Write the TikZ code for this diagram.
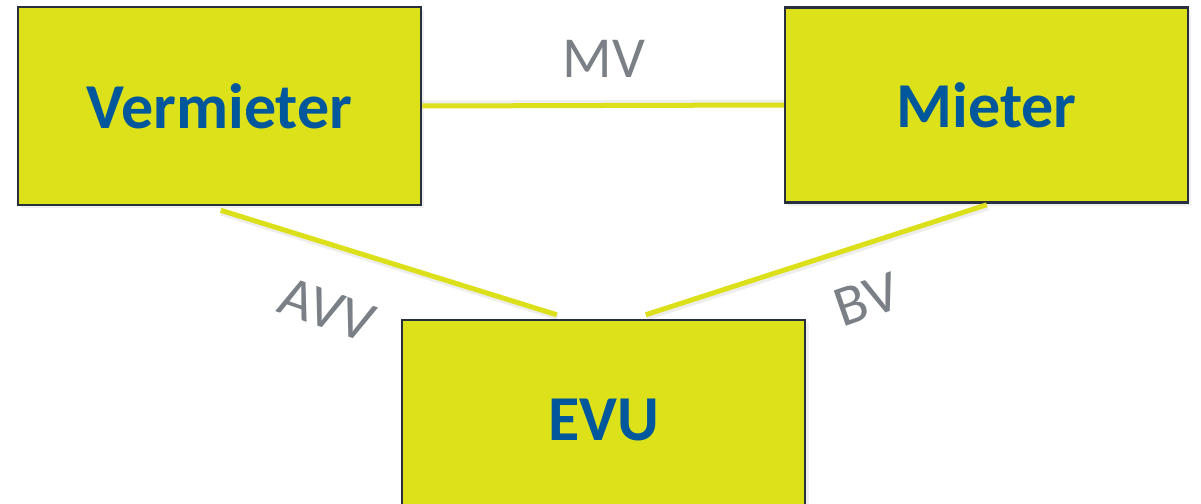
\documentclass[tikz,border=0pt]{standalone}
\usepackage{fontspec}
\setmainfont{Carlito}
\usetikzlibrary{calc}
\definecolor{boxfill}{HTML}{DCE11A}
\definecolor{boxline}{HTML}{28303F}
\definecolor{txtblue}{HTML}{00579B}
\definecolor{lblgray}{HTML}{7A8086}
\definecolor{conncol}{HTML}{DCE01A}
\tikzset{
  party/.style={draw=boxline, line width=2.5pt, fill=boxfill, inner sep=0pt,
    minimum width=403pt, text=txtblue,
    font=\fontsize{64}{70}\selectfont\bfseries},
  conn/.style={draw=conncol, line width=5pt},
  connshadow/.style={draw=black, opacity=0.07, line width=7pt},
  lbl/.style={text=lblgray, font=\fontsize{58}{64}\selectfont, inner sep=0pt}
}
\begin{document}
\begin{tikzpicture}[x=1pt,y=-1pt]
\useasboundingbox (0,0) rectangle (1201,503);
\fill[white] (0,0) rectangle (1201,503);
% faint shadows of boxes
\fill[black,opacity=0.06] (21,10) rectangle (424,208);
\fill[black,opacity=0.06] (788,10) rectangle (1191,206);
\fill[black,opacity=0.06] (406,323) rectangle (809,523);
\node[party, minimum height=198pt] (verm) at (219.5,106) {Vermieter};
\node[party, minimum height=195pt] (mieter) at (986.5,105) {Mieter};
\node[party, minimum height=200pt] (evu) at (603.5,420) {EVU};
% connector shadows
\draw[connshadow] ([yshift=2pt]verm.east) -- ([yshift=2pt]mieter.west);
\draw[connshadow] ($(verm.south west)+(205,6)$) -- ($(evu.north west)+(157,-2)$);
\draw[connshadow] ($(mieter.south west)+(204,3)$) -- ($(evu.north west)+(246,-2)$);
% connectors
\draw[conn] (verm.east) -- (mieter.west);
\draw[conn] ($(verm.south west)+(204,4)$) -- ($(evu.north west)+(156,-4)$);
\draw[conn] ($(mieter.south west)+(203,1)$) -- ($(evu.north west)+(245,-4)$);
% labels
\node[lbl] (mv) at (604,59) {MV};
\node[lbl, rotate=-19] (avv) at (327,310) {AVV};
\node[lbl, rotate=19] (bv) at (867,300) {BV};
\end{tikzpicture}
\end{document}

* * * * * * * * *

**GIVEN PROBLEM**: Keep the pictures out of the copy and return the rest of the data above exactly.

**REPLY TO THE EXERCISE**:
Write the TikZ code for this diagram.
\documentclass[tikz,border=0pt]{standalone}
\usepackage{fontspec}
\setmainfont{Carlito}
\usetikzlibrary{calc}
\definecolor{boxfill}{HTML}{DCE11A}
\definecolor{boxline}{HTML}{28303F}
\definecolor{txtblue}{HTML}{00579B}
\definecolor{lblgray}{HTML}{7A8086}
\definecolor{conncol}{HTML}{DCE01A}
\tikzset{
  party/.style={draw=boxline, line width=2.5pt, fill=boxfill, inner sep=0pt,
    minimum width=403pt, text=txtblue,
    font=\fontsize{64}{70}\selectfont\bfseries},
  conn/.style={draw=conncol, line width=5pt},
  connshadow/.style={draw=black, opacity=0.07, line width=7pt},
  lbl/.style={text=lblgray, font=\fontsize{58}{64}\selectfont, inner sep=0pt}
}
\begin{document}
\begin{tikzpicture}[x=1pt,y=-1pt]
\useasboundingbox (0,0) rectangle (1201,503);
\fill[white] (0,0) rectangle (1201,503);
% faint shadows of boxes
\fill[black,opacity=0.06] (21,10) rectangle (424,208);
\fill[black,opacity=0.06] (788,10) rectangle (1191,206);
\fill[black,opacity=0.06] (406,323) rectangle (809,523);
\node[party, minimum height=198pt] (verm) at (219.5,106) {Vermieter};
\node[party, minimum height=195pt] (mieter) at (986.5,105) {Mieter};
\node[party, minimum height=200pt] (evu) at (603.5,420) {EVU};
% connector shadows
\draw[connshadow] ([yshift=2pt]verm.east) -- ([yshift=2pt]mieter.west);
\draw[connshadow] ($(verm.south west)+(205,6)$) -- ($(evu.north west)+(157,-2)$);
\draw[connshadow] ($(mieter.south west)+(204,3)$) -- ($(evu.north west)+(246,-2)$);
% connectors
\draw[conn] (verm.east) -- (mieter.west);
\draw[conn] ($(verm.south west)+(204,4)$) -- ($(evu.north west)+(156,-4)$);
\draw[conn] ($(mieter.south west)+(203,1)$) -- ($(evu.north west)+(245,-4)$);
% labels
\node[lbl] (mv) at (604,59) {MV};
\node[lbl, rotate=-19] (avv) at (327,310) {AVV};
\node[lbl, rotate=19] (bv) at (867,300) {BV};
\end{tikzpicture}
\end{document}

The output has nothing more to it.